• _Goal_
Transcribe exactly the span of lines that begins the records and ends with the line holding "weeks_2003 = list(range(1, 42))", both boundary lines included.

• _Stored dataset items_
:::
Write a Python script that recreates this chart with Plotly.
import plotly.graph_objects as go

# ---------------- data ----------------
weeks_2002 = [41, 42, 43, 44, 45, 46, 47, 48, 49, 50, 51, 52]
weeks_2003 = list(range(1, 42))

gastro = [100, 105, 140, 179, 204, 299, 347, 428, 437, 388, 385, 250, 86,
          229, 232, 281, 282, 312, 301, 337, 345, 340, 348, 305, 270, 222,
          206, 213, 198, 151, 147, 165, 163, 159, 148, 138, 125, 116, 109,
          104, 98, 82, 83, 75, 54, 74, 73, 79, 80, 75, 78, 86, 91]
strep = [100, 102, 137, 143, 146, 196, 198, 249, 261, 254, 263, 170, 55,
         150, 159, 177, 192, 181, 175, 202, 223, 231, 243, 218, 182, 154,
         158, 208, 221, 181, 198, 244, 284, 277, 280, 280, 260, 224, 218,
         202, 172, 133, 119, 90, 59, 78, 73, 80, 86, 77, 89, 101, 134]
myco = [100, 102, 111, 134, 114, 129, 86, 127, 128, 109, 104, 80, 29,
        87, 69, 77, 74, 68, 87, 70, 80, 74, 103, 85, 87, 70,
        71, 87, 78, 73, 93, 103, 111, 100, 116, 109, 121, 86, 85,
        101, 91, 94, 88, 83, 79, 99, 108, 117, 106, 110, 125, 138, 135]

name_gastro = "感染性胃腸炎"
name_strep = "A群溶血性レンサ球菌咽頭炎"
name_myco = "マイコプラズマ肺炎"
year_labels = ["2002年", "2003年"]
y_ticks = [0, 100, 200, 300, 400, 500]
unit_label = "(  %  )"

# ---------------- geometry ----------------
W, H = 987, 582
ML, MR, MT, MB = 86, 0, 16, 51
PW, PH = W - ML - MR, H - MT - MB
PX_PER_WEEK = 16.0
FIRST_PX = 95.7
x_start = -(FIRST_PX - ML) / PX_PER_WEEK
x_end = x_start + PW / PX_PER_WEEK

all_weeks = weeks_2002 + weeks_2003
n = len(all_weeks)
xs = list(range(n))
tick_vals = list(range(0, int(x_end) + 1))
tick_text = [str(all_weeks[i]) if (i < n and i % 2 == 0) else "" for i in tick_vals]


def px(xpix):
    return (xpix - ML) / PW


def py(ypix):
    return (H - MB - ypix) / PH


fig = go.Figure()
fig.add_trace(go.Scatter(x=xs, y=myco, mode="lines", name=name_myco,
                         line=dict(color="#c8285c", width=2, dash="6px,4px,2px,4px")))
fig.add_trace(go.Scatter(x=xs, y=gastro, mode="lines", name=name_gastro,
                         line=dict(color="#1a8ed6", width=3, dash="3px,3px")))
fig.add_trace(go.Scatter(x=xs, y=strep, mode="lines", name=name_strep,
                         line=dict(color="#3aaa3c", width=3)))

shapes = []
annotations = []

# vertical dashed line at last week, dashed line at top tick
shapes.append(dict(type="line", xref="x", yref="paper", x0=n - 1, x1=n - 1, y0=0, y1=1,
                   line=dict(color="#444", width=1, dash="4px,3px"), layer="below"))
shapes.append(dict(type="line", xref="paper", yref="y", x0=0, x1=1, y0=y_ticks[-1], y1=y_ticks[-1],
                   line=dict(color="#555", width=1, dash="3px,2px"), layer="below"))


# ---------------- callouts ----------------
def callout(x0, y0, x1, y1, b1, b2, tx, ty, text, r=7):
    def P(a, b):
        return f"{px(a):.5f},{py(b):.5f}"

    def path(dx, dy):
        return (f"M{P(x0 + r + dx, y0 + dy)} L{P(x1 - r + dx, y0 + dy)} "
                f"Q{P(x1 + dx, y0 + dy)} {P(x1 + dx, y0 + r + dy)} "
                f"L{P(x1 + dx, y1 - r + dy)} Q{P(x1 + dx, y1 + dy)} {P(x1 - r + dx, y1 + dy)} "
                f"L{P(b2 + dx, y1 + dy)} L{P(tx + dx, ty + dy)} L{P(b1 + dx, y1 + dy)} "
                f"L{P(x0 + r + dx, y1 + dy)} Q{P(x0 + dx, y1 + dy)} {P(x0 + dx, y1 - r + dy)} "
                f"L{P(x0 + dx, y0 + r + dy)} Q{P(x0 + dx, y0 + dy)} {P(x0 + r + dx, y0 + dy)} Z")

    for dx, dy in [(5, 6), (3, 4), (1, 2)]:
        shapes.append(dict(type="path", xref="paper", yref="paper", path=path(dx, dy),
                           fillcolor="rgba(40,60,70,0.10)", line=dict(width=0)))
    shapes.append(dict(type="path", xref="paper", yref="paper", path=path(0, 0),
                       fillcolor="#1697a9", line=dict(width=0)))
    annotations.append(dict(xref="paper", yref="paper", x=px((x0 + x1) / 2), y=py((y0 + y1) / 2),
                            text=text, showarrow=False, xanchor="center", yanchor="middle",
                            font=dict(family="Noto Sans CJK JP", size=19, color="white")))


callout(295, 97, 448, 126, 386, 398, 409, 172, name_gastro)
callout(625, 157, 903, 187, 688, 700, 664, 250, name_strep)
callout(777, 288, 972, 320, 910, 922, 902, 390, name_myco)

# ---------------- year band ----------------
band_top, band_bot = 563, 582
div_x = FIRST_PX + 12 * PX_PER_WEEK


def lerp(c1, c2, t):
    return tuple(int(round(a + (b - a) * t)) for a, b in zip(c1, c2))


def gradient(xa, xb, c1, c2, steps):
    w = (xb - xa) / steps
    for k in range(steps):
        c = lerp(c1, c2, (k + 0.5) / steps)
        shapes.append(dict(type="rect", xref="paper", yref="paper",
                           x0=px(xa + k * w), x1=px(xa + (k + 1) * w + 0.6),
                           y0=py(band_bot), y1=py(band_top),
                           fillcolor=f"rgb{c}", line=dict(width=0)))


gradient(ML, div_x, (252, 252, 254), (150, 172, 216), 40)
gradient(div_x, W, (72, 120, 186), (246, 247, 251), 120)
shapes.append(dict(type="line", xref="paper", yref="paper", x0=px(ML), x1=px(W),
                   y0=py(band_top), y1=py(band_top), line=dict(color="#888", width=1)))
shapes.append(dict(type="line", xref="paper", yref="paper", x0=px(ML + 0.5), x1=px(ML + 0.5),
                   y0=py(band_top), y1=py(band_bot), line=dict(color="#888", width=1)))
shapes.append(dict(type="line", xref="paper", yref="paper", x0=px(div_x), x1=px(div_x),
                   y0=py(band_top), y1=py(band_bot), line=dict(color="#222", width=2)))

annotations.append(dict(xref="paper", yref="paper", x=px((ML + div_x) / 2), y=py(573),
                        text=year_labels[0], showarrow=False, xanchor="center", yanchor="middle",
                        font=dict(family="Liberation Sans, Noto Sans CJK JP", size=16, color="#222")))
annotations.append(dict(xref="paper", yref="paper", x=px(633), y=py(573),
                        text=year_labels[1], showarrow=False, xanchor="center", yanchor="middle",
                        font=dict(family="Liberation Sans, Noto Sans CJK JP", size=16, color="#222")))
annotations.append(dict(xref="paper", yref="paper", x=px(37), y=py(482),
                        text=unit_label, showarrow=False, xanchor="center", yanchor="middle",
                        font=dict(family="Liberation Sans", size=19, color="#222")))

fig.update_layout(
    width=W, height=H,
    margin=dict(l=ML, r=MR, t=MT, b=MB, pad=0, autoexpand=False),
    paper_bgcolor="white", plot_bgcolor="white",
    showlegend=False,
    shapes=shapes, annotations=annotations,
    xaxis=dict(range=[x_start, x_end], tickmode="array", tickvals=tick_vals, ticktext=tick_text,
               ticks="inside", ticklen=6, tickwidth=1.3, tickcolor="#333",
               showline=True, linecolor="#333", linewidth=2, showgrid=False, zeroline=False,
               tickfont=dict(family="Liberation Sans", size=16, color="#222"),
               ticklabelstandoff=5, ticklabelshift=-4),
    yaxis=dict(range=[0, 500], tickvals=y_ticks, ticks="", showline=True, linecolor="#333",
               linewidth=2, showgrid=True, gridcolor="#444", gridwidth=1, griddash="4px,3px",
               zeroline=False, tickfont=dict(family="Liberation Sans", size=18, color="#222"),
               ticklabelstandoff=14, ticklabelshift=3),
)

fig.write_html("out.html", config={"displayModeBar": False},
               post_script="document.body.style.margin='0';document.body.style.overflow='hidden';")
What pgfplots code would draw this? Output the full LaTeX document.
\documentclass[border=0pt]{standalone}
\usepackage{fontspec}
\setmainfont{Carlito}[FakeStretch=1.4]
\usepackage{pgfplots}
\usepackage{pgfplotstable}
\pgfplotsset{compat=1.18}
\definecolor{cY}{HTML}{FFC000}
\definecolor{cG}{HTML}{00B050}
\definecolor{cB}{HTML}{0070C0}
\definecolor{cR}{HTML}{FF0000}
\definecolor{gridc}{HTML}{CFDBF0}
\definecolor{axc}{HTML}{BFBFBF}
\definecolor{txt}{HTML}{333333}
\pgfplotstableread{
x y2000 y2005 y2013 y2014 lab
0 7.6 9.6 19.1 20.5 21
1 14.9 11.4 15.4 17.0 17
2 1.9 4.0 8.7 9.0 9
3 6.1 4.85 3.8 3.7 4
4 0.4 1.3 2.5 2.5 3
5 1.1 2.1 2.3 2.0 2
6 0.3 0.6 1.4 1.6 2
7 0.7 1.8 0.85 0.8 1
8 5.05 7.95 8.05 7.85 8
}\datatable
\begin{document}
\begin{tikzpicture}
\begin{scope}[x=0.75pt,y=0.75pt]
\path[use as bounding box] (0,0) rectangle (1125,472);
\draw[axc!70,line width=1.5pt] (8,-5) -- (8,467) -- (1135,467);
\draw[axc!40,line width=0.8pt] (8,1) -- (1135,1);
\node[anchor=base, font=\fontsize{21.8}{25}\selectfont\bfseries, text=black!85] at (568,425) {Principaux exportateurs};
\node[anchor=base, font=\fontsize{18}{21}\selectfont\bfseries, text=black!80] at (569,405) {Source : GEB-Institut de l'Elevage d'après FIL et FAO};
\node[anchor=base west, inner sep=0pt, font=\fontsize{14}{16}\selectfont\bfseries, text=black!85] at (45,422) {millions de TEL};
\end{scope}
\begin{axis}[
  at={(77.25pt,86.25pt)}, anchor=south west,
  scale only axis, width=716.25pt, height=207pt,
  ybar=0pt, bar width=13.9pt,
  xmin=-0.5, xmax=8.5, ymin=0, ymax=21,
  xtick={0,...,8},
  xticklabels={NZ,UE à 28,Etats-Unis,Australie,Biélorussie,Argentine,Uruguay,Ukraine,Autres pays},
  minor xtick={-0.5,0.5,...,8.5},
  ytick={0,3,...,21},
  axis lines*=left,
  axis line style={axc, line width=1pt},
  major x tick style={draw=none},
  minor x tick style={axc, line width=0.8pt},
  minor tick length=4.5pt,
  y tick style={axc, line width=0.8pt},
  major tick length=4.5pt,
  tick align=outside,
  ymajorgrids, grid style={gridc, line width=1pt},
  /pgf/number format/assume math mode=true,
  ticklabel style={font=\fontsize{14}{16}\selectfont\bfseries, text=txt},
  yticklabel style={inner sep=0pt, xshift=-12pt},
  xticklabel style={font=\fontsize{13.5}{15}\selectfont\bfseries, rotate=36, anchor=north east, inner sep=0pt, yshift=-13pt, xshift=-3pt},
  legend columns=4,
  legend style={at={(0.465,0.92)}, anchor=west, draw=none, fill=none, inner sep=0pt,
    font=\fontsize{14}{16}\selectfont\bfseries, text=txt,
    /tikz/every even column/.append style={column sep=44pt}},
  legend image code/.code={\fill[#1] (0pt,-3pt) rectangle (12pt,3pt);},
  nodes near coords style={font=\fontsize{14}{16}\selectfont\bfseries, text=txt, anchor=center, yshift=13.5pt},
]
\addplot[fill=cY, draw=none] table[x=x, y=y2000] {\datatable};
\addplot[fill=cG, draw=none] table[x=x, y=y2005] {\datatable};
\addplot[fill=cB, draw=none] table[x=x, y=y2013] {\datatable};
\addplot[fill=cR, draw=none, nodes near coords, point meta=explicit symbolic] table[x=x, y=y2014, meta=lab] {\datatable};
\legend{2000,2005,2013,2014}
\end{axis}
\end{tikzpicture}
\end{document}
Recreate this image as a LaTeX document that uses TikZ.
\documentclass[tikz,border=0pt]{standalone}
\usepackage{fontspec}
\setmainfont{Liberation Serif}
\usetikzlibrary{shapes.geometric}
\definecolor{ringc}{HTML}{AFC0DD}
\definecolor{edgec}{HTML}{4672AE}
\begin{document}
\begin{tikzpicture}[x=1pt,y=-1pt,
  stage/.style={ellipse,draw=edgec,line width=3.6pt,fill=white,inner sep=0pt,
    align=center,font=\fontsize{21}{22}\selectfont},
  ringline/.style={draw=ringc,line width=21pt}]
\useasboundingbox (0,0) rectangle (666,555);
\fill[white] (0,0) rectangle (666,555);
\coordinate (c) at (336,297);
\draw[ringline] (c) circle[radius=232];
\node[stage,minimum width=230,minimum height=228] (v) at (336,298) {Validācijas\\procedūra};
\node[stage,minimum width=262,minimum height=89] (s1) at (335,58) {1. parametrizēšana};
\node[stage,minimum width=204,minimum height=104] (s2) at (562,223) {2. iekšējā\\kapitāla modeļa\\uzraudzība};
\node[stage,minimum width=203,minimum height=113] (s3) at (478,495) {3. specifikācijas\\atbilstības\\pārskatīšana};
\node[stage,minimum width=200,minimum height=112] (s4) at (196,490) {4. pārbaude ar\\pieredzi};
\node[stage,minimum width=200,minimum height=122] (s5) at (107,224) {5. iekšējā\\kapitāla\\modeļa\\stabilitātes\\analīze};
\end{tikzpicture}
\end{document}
:::
• _Solved exercise_
Write a Python script that recreates this chart with Plotly.
import plotly.graph_objects as go

# ---------------- data ----------------
weeks_2002 = [41, 42, 43, 44, 45, 46, 47, 48, 49, 50, 51, 52]
weeks_2003 = list(range(1, 42))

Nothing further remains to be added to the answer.